我多次坐船过三峡,每次都要满心虔诚地寻找屈原的出生地。我知道,这是自然与人文两方面经过无数次谈判后才找到的一个交集点。

如果说,《诗经》曾经把温煦的民间礼仪化作数百年和声,慰藉了黄河流域的人伦离乱和世情失落,那么,屈原的使命就完全不同了。他只是个人,没有和声。他一意孤行,拒绝慰藉。他心在九天,不在世情……

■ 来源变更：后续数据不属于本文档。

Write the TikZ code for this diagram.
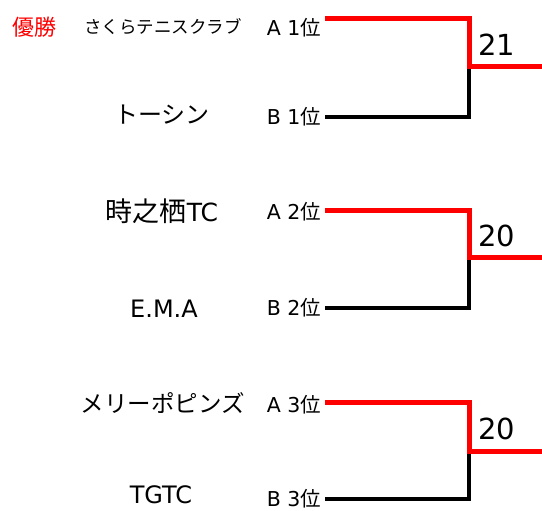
\documentclass[tikz,border=0pt]{standalone}
\usepackage{fontspec}
\usepackage{tikz}
\usetikzlibrary{positioning}
\newfontfamily\jpfont{Noto Sans CJK JP}
\newfontfamily\latfont{DejaVu Sans}
\newcommand{\fs}[1]{\fontsize{#1}{#1}\selectfont}
\newcommand{\rank}[2]{#1\ #2{\jpfont 位}}

\begin{document}
\begin{tikzpicture}[x=1pt, y=-1pt, node distance=8pt]
        \tikzstyle{seed} = [font=\latfont\fs{20.5}, anchor=east, inner sep=0pt, outer sep=4pt];
        \tikzstyle{team} = [font=\jpfont\fs{24}, inner sep=0pt];
        \tikzstyle{score} = [font=\latfont\fs{29}, inner sep=0pt];
        \tikzstyle{win} = [red, line width=5pt];
        \tikzstyle{lose} = [black, line width=3.3pt];
        \useasboundingbox (0,0) rectangle (542,511);

        \node [font=\jpfont\fs{22}, red, inner sep=0pt] (champ) at (34.5,27) {優勝};

        \node [seed] (a1) at (325,28) {\rank{A}{1}};
        \node [seed] (b1) at (325,117) {\rank{B}{1}};
        \node [team, font=\jpfont\fs{17.5}] (ta1) at (163,27) {さくらテニスクラブ};
        \node [team] (tb1) at (162,115) {トーシン};
        \coordinate (t1) at (469,19);
        \coordinate (m1) at (469,67);
        \coordinate (e1) at (542,67);
        \draw [lose] (b1.east) -| (m1);
        \draw [win] (a1.east |- t1) -| (m1) -- (e1);
        \node [score, above right=11pt and 9pt of m1, anchor=south west] (s1) {21};

        \node [seed] (a2) at (325,212) {\rank{A}{2}};
        \node [seed] (b2) at (325,308) {\rank{B}{2}};
        \node [team, font=\jpfont\fs{27}] (ta2) at (162,211) {時之栖{\latfont\fs{25}TC}};
        \node [team, font=\latfont\fs{24}] (tb2) at (164,309) {E.M.A};
        \coordinate (t2) at (469,210.5);
        \coordinate (m2) at (469,258);
        \coordinate (e2) at (542,258);
        \draw [lose] (b2.east) -| (m2);
        \draw [win] (a2.east |- t2) -| (m2) -- (e2);
        \node [score, above right=11pt and 9pt of m2, anchor=south west] (s2) {20};

        \node [seed] (a3) at (325,405) {\rank{A}{3}};
        \node [seed] (b3) at (325,499) {\rank{B}{3}};
        \node [team, font=\jpfont\fs{23.5}] (ta3) at (163,403) {メリーポピンズ};
        \node [team, font=\latfont\fs{24}] (tb3) at (161,495) {TGTC};
        \coordinate (t3) at (469,402);
        \coordinate (m3) at (469,451);
        \coordinate (e3) at (542,451);
        \draw [lose] (b3.east) -| (m3);
        \draw [win] (a3.east |- t3) -| (m3) -- (e3);
        \node [score, above right=11pt and 9pt of m3, anchor=south west] (s3) {20};
\end{tikzpicture}
\end{document}
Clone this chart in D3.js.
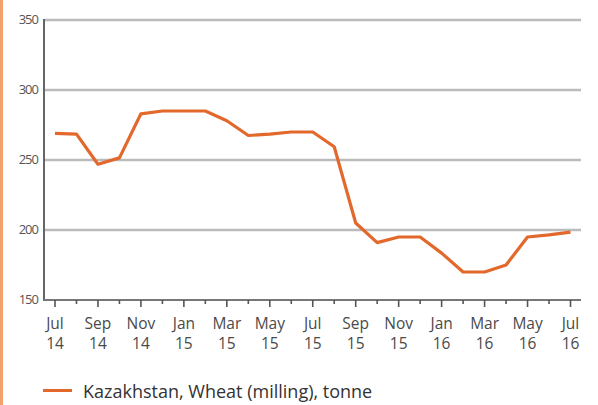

他有太多太多的不一样,而每一个不一样又都与他身边的江流、脚下的土地有关。

请想一想长江三峡吧,那儿与黄河流域的差别实在太大了。那儿山险路窄,交通不便,很难构成庞大的集体行动和统一话语。那儿树茂藤密,物产丰裕,任何角落都能满足一个人的生存需要,因此也就有可能让他独晤山水,静对心灵。那儿云谲波诡,似仙似幻,很有可能引发神话般的奇思妙想。那里花开花落,物物有神,很难不让人顾影自怜、借景骋怀、感物伤情。那里江流湍急,惊涛拍岸,又容易启示人们在柔顺的外表下志在千里,百折不回。

相比之下,雄浑、苍茫的黄河流域就没有那么多奇丽,那么多掩荫,那么多自足,那么多个性。因此,从黄河到长江,《诗经》式的平原小合唱也就变成了屈原式的悬崖独吟曲。

如果说,《诗经》首次告诉我们什么叫诗,那么,屈原则首次告诉我们什么叫诗人。

于是,我们看到屈原走来了,戴着花冠,佩着长剑,穿着奇的服装,挂着精致的玉佩,脸色高贵而憔悴,目光迷惘而悠远。这么一个模样出现在诸子百家风尘奔波的黄河流域是不可想象的,但是请注意,这恰恰是中国历史上第一个以个体形象出现的伟大诗人。《诗经》把诗写在万家炊烟间,屈原把诗写在自己的身心上。